Dolmades with avgolemono

Dolmades with avgolemono

By
From
Encyclopedia of Food and Cookery
Makes
70

Dolmades – stuffed vine leaves – are a specialty throughout Greece and Turkey. They may be served hot with a sauce or cold as an appetiser. The stuffing is based on rice and herbs, often with minced lamb, or pine nuts and currants. Dolmades freeze well so it is worth making a good batch at a time.

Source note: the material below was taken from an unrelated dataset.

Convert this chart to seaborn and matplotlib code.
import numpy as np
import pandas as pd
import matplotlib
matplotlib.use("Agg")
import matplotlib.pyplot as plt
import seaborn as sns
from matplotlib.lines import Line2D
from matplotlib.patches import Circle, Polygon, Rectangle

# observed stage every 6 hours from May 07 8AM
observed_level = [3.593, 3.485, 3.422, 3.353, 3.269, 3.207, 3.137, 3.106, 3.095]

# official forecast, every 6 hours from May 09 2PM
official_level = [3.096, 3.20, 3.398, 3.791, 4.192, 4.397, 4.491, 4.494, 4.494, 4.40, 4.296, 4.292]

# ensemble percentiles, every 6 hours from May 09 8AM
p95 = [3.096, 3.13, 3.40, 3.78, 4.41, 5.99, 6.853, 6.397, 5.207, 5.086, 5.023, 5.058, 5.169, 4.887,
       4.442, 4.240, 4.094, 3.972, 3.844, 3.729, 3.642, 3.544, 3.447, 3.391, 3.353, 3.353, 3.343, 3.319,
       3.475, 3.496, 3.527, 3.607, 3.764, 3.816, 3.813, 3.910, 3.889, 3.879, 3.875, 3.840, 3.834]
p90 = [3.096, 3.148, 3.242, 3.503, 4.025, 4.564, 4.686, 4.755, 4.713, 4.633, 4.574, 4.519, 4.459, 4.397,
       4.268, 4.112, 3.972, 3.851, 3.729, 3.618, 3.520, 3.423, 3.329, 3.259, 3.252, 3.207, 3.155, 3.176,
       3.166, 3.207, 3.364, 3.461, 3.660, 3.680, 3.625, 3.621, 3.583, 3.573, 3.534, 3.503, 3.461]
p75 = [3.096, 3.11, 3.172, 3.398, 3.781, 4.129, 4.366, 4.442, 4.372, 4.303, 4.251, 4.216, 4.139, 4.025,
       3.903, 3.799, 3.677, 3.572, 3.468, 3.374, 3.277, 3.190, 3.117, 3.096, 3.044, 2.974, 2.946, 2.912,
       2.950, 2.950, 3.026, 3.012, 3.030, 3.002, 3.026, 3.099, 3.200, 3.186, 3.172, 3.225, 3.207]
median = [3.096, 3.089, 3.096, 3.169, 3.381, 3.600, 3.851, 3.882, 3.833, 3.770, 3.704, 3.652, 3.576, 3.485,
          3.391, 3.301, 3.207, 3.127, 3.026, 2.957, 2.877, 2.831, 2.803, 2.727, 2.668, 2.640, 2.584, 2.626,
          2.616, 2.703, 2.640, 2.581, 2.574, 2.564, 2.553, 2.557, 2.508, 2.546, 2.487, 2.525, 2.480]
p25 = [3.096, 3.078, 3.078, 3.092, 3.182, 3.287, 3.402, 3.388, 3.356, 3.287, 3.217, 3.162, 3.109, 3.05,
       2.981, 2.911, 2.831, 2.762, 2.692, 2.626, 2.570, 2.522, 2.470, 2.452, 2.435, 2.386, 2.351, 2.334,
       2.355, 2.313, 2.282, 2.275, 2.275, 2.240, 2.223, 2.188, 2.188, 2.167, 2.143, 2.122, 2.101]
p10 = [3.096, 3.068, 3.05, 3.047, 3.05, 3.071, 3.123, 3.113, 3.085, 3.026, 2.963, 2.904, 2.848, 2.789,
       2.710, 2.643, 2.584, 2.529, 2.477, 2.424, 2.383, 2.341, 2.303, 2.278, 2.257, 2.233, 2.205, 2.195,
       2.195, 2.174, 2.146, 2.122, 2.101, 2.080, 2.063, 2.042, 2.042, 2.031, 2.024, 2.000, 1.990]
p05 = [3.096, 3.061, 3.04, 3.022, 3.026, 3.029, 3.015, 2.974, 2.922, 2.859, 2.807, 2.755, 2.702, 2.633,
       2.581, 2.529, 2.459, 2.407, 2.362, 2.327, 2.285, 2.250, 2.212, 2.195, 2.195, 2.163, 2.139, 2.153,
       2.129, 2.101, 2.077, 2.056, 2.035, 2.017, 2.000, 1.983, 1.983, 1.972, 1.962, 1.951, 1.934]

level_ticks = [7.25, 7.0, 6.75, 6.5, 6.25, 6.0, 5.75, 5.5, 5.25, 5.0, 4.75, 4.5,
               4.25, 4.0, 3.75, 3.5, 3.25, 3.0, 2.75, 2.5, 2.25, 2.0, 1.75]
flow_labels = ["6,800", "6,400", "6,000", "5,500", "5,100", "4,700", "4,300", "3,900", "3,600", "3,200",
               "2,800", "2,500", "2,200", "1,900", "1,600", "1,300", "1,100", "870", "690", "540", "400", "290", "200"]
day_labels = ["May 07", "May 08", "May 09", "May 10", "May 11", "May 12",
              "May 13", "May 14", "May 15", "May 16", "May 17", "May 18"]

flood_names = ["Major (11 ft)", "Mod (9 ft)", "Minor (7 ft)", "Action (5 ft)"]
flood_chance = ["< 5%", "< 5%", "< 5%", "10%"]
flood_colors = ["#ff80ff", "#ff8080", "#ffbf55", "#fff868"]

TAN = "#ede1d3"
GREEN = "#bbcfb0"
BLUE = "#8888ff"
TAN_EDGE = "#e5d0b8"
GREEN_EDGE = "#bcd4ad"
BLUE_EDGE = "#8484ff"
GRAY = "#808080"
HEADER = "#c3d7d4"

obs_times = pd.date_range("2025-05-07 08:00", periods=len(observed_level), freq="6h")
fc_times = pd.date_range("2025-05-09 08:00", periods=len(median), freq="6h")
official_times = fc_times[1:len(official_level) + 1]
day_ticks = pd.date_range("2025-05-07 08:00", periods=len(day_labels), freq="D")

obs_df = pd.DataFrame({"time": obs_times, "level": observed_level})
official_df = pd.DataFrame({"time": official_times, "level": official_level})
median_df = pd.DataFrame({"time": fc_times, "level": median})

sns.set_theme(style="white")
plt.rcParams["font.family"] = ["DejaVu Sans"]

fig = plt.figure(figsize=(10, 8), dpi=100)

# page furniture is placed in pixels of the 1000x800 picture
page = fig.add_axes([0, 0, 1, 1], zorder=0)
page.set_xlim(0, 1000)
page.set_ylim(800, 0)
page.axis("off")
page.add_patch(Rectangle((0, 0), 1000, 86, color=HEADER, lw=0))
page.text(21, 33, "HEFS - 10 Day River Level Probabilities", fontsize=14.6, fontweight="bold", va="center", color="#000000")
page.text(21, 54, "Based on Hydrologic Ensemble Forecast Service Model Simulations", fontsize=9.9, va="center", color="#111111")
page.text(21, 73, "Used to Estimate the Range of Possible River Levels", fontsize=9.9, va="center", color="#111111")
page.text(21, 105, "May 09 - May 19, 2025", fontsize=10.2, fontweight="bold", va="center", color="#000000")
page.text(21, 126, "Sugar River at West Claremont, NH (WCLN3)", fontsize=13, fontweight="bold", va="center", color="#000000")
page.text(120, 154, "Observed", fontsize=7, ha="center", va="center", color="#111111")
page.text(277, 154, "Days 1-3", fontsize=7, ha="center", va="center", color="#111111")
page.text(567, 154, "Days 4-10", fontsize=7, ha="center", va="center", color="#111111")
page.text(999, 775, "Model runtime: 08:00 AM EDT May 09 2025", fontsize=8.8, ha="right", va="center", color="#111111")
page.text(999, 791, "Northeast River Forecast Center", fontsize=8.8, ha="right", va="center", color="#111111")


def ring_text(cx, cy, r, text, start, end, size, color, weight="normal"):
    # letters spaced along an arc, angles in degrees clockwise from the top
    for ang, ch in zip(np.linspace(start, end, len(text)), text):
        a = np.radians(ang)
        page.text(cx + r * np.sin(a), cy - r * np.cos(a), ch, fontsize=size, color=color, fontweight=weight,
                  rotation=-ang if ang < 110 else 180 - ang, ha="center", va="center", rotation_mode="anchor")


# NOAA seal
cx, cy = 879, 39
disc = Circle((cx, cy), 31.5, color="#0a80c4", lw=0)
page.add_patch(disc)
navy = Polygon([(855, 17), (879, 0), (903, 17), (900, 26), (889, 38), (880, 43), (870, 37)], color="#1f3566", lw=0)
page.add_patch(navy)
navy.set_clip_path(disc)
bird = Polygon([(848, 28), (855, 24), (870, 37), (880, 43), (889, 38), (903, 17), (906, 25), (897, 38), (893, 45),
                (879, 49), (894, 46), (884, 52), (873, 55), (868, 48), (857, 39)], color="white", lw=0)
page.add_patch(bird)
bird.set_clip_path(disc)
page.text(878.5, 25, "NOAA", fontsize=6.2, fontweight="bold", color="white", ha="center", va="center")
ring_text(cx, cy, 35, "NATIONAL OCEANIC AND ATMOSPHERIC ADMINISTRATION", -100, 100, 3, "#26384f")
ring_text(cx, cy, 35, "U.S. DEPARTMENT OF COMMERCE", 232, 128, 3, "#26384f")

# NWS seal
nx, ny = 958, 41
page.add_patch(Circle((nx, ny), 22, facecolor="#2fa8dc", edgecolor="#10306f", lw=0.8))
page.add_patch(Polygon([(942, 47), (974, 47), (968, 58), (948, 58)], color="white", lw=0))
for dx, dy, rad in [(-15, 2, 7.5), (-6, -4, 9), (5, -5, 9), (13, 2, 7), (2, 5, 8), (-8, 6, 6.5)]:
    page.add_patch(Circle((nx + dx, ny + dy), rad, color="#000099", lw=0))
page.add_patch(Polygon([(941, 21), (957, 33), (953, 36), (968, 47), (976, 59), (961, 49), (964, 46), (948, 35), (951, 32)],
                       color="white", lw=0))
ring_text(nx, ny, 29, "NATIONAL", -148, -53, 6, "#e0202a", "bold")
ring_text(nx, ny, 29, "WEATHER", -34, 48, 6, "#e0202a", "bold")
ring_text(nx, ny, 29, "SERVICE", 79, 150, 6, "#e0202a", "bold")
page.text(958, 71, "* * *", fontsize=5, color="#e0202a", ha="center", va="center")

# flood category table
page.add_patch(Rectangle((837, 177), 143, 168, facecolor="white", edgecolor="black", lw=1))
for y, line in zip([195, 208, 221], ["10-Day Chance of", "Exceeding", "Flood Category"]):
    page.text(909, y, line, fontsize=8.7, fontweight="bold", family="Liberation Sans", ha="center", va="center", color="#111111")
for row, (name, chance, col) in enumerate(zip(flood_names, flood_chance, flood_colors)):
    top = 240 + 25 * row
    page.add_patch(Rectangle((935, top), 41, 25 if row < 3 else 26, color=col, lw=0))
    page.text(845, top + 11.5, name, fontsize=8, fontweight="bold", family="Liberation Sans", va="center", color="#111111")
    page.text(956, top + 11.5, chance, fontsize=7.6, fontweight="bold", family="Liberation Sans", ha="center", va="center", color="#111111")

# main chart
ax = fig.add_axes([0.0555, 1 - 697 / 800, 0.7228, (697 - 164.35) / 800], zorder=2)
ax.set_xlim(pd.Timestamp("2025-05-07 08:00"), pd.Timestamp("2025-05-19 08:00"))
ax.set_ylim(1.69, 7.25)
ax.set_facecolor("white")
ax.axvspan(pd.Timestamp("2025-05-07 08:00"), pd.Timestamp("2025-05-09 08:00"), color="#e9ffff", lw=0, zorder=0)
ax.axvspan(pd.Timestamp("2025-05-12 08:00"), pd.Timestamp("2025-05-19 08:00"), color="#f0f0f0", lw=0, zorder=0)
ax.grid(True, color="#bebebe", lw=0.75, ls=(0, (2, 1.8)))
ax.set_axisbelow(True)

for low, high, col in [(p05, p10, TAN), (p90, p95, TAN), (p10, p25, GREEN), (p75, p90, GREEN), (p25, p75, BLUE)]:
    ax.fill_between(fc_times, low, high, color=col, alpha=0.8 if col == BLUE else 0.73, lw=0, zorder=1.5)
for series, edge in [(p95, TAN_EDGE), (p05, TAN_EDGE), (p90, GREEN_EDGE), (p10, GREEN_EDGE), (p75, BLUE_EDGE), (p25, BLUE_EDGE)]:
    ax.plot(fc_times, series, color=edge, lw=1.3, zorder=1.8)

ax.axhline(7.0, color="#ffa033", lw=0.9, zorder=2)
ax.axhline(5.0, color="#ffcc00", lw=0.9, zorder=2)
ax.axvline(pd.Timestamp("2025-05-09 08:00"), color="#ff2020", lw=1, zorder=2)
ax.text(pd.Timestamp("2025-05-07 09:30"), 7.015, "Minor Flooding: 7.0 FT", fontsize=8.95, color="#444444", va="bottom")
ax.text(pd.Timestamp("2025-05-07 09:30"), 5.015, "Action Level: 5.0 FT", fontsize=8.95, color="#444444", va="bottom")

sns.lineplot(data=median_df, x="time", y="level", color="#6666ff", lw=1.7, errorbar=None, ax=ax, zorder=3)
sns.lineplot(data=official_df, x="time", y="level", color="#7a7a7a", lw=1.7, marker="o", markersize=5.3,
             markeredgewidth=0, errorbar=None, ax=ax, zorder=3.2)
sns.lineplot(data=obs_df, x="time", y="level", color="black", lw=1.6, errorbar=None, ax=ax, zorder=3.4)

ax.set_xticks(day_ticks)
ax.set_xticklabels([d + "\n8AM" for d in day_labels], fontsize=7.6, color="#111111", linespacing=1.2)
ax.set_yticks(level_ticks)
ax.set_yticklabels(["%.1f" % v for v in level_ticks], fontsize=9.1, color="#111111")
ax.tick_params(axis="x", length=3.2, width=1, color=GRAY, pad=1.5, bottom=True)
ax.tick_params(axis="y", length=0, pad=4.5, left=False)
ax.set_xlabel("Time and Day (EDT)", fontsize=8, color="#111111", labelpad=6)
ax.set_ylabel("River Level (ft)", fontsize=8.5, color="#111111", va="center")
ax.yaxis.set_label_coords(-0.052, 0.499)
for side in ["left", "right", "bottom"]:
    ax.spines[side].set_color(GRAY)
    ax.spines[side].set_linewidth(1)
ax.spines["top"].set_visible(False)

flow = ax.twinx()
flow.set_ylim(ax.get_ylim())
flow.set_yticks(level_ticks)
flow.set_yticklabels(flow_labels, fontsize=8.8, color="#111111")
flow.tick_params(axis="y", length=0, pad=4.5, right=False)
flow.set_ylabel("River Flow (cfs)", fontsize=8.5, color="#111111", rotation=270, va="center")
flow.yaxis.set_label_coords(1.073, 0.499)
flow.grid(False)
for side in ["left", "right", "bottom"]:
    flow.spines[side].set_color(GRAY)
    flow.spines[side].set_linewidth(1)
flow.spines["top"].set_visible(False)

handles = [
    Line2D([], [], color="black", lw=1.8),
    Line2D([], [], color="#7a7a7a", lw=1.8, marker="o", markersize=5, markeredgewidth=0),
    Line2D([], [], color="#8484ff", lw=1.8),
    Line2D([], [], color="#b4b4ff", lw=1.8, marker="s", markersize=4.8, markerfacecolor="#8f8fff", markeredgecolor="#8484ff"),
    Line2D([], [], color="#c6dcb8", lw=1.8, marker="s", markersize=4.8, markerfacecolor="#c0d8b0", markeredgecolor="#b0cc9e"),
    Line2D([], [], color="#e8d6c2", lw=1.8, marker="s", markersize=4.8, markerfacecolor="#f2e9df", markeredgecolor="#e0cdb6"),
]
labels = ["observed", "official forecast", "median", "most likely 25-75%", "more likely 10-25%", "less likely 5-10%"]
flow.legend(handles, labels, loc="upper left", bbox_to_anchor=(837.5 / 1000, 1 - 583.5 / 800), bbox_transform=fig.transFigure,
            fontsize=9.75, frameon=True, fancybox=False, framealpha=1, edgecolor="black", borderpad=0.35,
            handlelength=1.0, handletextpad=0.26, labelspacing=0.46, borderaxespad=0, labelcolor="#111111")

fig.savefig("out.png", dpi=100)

If making dolmades to serve as an appetiser, use the following recipe but do not make the sauce. Arrange cooked dolmades in an oiled dish, sprinkle with a little olive oil and store, covered, in refrigerator until required. Serve with lemon wedges, and if liked, squares of feta cheese.

Ingredients

Quantity Ingredient
80 fresh vine leaves
or 500g preserved vine leaves
2 onions, finely chopped
190ml olive oil
55g short-grain rice
500g minced lamb
1 tablespoon fresh mint, finely chopped
15g parsley, finely chopped
2 tablespoons currants
salt and freshly ground black pepper
250ml lamb, beef or chicken stock
60ml dry white wine

Sauce

Quantity Ingredient
4 egg yolks
1 lemon, juiced

Method

  1. Rinse fresh or preserved vine leaves and drop into boiling water, a few at a time. Blanch for 3 minutes. Remove to a bowl of cold water, then drain. Cook onions gently in 2 tablespoons oil until soft. Add rice and stir for 2 minutes. Put meat into a bowl, add mint, parsley, currants, onion mixture, salt and pepper and blend well.
  2. Place a vine leaf, shiny side down, on a flat surface and put a heaped teaspoon of stuffing in centre. Fold stem end and sides over, then roll up tightly towards the point. Repeat with remaining stuffing and leaves, reserving about 10 leaves. Line a heavy saucepan with a few reserved leaves and pack rolls in, seam sides down, close together in layers, sprinkling each layer with remaining oil. Pour stock and wine over and cover top of rolls with remaining leaves. Weigh with a heavy plate, cover saucepan tightly and simmer gently for 1 hour.
  3. Remove dolmades to a heated platter and keep warm while making sauce. Add a little water if necessary to liquid in saucepan to make 250 ml and bring to the boil. Beat egg yolks and add lemon juice, then hot liquid, beating constantly. Pour over dolmades and serve immediately.